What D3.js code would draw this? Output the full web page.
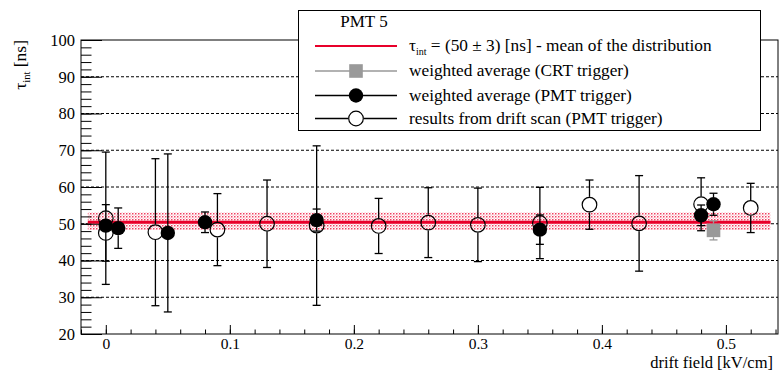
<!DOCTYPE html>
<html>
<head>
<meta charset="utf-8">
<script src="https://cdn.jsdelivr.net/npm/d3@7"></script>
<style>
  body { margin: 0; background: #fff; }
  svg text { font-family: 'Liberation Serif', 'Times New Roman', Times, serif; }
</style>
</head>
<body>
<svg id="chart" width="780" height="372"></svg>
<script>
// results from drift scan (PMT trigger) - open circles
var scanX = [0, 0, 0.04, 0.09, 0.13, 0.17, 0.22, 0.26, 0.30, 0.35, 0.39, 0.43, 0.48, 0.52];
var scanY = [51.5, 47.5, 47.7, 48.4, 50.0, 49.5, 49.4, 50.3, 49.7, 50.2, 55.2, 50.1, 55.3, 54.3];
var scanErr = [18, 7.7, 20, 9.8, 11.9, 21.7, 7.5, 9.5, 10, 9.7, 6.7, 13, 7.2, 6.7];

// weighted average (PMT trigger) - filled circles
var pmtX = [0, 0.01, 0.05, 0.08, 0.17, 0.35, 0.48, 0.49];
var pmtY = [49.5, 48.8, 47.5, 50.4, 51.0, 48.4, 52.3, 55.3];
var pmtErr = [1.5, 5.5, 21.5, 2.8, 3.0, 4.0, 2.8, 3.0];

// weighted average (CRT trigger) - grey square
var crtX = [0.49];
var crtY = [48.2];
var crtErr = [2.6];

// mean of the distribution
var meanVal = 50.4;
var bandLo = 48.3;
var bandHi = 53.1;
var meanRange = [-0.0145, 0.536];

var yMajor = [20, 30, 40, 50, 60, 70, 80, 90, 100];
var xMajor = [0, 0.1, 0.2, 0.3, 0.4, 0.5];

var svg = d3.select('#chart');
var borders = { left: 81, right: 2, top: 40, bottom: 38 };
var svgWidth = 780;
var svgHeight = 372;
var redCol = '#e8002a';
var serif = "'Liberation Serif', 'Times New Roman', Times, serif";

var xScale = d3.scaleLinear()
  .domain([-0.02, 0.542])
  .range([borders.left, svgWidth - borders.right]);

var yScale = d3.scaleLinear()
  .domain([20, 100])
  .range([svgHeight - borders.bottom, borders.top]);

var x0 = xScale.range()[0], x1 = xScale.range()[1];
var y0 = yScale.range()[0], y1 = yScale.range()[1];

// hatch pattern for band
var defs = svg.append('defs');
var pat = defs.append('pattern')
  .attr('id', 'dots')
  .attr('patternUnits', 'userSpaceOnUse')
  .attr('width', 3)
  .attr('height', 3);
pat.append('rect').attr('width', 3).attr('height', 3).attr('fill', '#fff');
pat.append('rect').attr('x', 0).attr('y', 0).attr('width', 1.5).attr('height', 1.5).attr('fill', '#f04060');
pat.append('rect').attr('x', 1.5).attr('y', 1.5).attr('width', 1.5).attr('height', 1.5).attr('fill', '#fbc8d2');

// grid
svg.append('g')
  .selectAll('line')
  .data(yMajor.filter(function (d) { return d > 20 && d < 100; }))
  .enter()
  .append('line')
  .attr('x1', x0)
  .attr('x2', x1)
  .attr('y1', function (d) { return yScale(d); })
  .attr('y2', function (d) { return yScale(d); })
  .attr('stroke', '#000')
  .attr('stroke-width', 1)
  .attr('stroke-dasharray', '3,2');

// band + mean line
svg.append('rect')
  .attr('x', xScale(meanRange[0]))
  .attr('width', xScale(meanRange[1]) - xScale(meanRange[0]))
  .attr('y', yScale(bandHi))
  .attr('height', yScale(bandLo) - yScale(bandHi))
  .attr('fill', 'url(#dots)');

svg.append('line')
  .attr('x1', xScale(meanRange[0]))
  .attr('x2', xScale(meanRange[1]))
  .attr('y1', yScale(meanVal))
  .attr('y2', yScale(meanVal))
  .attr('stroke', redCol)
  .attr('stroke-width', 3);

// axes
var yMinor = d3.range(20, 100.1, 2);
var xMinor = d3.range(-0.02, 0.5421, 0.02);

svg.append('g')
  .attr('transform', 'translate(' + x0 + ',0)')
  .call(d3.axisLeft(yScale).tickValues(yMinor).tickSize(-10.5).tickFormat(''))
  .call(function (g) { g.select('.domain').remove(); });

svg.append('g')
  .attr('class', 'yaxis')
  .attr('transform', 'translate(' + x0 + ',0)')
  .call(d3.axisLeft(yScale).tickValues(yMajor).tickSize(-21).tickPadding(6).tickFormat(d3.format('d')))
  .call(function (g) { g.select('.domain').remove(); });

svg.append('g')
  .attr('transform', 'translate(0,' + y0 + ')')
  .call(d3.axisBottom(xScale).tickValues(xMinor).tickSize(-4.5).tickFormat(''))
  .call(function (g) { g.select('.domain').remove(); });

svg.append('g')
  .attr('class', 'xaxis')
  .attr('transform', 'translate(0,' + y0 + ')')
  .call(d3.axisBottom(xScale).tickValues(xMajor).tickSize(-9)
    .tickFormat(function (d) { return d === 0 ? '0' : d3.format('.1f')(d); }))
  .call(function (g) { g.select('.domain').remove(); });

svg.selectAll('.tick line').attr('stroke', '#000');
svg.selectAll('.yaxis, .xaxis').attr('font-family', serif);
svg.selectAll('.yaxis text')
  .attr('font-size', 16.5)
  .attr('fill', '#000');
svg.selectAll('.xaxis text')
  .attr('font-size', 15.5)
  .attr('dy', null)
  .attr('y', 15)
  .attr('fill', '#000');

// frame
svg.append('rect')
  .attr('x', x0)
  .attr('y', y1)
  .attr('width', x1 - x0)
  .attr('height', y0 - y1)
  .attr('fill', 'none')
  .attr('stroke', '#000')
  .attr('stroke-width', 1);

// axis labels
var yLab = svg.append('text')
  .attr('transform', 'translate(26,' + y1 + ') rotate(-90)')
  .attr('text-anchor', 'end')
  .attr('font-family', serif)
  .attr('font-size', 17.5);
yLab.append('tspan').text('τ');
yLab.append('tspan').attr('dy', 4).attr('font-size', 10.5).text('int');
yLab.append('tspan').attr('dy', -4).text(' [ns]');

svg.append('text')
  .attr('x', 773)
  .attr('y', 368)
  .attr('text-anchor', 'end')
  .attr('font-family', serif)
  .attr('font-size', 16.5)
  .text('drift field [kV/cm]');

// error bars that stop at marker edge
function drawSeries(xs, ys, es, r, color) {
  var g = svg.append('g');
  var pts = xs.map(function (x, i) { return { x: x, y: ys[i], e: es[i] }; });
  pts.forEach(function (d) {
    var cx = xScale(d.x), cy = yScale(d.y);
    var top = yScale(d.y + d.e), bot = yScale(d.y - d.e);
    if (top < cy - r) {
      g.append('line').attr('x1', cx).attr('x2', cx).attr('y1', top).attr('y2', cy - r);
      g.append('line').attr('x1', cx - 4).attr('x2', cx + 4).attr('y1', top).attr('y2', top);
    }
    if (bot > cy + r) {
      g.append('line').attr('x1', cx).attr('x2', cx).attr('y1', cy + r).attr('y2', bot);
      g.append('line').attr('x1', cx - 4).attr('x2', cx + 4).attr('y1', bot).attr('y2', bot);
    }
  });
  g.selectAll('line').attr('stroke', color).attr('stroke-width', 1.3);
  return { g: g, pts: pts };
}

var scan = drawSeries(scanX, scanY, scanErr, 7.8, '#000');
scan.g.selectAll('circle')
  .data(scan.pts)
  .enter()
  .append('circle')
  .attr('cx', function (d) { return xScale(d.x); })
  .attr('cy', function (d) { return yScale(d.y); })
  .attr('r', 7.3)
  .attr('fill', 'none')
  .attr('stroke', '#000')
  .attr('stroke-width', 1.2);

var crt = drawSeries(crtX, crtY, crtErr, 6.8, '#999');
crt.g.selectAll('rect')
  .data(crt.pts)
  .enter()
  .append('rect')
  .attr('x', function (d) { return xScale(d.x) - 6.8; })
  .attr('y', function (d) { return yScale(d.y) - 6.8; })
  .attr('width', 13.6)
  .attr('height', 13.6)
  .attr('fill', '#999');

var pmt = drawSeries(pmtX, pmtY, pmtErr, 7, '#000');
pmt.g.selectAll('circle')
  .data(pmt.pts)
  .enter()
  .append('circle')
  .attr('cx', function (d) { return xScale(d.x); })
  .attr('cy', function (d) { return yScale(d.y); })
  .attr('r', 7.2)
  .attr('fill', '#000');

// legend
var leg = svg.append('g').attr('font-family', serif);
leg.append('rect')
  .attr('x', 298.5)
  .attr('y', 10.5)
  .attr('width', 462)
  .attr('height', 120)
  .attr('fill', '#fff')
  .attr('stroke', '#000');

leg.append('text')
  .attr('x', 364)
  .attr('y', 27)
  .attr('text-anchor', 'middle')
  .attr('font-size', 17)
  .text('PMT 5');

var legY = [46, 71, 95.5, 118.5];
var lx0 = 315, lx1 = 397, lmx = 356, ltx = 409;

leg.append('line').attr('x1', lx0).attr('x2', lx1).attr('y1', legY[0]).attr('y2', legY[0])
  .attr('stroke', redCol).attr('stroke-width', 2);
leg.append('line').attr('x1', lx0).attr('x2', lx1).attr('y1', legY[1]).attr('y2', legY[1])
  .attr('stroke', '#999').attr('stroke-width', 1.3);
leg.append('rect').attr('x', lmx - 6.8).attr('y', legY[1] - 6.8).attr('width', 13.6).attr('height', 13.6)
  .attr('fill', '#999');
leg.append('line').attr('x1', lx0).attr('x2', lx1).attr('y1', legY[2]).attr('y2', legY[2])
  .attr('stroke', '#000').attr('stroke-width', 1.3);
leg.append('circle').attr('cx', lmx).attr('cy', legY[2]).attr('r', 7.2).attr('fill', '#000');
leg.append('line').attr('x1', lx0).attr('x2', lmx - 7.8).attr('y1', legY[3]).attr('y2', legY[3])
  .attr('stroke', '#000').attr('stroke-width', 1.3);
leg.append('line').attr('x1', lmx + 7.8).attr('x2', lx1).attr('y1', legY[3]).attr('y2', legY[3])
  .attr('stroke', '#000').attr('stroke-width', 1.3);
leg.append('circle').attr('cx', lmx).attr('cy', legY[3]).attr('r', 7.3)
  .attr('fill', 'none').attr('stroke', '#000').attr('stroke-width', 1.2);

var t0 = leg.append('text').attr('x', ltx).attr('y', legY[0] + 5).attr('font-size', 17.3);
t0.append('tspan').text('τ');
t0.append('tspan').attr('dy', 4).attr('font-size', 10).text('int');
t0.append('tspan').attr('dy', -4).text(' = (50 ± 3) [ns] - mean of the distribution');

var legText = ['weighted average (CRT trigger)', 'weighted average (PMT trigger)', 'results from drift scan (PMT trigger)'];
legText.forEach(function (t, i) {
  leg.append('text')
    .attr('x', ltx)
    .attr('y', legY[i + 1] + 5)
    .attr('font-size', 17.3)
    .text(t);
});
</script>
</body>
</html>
---
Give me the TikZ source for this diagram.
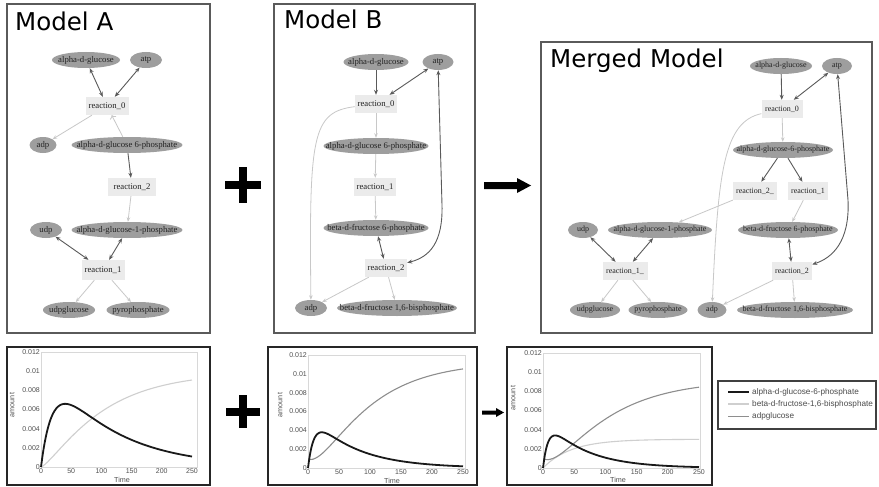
* * *
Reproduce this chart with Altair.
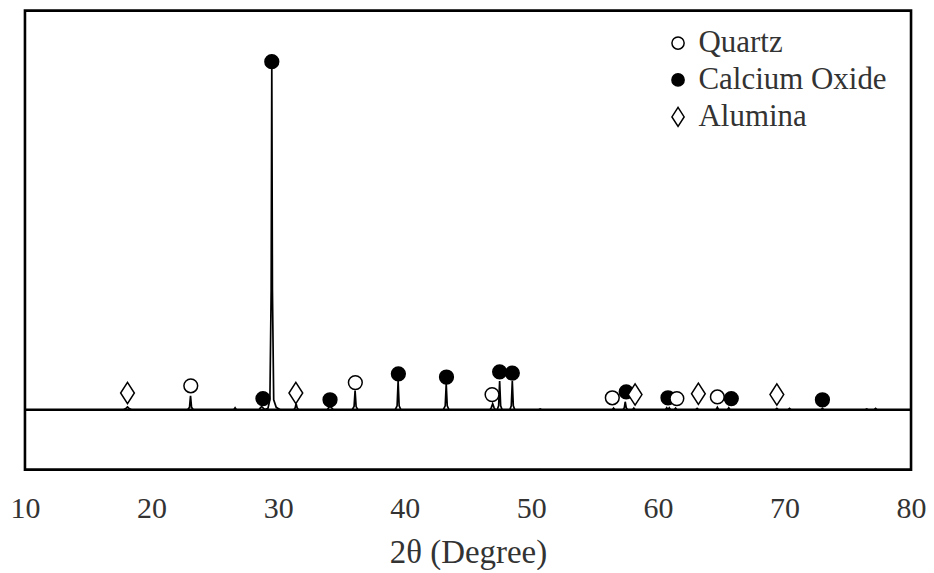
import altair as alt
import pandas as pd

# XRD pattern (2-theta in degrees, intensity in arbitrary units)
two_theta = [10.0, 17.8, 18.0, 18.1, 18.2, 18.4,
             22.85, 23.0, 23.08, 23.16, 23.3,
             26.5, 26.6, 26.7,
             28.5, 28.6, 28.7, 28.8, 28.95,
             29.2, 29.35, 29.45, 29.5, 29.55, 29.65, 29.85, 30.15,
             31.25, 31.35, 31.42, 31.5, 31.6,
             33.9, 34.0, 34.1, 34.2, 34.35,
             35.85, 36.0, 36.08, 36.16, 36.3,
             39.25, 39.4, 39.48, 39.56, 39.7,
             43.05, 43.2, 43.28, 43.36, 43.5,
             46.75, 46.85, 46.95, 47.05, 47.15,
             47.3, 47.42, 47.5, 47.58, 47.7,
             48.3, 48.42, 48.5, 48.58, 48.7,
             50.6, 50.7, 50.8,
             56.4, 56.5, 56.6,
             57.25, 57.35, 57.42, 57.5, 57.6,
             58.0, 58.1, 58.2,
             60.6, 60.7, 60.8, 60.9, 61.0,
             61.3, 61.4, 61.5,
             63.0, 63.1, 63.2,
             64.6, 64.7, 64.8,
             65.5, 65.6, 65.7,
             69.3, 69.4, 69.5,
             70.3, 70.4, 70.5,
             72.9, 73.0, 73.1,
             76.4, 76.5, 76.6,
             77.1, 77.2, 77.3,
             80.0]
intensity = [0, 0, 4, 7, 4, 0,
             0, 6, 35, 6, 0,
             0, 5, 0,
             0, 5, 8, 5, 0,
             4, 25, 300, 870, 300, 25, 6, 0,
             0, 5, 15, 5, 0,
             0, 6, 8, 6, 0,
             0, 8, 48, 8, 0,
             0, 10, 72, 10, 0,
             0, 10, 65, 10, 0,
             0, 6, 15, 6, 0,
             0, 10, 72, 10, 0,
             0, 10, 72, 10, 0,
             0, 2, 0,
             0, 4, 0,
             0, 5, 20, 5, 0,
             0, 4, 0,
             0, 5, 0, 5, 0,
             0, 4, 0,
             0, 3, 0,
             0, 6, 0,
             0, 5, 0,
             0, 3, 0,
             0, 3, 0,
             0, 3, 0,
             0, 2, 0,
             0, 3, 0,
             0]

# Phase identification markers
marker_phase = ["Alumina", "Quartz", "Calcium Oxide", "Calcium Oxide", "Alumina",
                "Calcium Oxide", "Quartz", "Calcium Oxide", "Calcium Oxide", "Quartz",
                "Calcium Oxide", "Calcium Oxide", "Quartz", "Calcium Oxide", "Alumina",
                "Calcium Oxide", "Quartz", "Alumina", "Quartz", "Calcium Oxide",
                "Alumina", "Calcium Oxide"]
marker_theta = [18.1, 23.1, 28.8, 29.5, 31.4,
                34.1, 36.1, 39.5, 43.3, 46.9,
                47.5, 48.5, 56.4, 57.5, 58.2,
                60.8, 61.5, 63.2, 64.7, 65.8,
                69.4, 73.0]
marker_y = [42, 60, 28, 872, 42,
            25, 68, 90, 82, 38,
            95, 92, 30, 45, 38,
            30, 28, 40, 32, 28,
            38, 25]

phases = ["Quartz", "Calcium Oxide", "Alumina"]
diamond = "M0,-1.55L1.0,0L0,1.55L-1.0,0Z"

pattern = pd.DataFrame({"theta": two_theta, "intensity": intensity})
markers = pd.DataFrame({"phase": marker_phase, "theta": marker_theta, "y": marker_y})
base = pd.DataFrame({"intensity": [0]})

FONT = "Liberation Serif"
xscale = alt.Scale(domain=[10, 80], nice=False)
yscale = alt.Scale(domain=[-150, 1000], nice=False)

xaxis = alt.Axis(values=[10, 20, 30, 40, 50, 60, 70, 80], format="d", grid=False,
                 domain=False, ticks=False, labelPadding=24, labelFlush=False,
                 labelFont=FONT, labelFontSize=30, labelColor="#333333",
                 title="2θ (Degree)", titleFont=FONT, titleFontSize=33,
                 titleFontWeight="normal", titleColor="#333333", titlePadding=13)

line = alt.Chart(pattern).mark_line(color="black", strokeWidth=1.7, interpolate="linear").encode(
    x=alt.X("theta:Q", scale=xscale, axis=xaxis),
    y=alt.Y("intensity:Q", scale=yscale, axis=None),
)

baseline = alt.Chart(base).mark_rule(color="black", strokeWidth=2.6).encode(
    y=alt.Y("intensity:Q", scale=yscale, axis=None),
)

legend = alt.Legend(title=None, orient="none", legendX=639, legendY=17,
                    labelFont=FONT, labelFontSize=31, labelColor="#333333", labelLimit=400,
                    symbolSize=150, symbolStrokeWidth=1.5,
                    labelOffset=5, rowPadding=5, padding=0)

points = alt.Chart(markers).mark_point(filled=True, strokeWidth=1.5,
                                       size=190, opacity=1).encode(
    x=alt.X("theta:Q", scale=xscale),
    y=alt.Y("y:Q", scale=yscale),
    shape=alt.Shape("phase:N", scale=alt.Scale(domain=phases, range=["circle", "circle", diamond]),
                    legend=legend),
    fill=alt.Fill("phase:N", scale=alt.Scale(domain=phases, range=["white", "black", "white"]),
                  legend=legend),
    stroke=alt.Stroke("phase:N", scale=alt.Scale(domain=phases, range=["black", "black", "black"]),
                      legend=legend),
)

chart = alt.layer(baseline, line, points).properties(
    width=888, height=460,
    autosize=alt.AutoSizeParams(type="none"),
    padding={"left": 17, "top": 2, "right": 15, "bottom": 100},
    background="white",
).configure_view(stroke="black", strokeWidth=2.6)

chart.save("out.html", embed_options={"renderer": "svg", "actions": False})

== Do this ==
Go back to the listing above and reproduce, exactly, the stretch from the line bearing "What D3.js code" through the line bearing "var pmtErr = [1.5, 5.5, 21.5, 2.8, 3.0, 4.0, 2.8, 3.0];", without its pictures.

== Written solution ==
What D3.js code would draw this? Output the full web page.
<!DOCTYPE html>
<html>
<head>
<meta charset="utf-8">
<script src="https://cdn.jsdelivr.net/npm/d3@7"></script>
<style>
  body { margin: 0; background: #fff; }
  svg text { font-family: 'Liberation Serif', 'Times New Roman', Times, serif; }
</style>
</head>
<body>
<svg id="chart" width="780" height="372"></svg>
<script>
// results from drift scan (PMT trigger) - open circles
var scanX = [0, 0, 0.04, 0.09, 0.13, 0.17, 0.22, 0.26, 0.30, 0.35, 0.39, 0.43, 0.48, 0.52];
var scanY = [51.5, 47.5, 47.7, 48.4, 50.0, 49.5, 49.4, 50.3, 49.7, 50.2, 55.2, 50.1, 55.3, 54.3];
var scanErr = [18, 7.7, 20, 9.8, 11.9, 21.7, 7.5, 9.5, 10, 9.7, 6.7, 13, 7.2, 6.7];

// weighted average (PMT trigger) - filled circles
var pmtX = [0, 0.01, 0.05, 0.08, 0.17, 0.35, 0.48, 0.49];
var pmtY = [49.5, 48.8, 47.5, 50.4, 51.0, 48.4, 52.3, 55.3];
var pmtErr = [1.5, 5.5, 21.5, 2.8, 3.0, 4.0, 2.8, 3.0];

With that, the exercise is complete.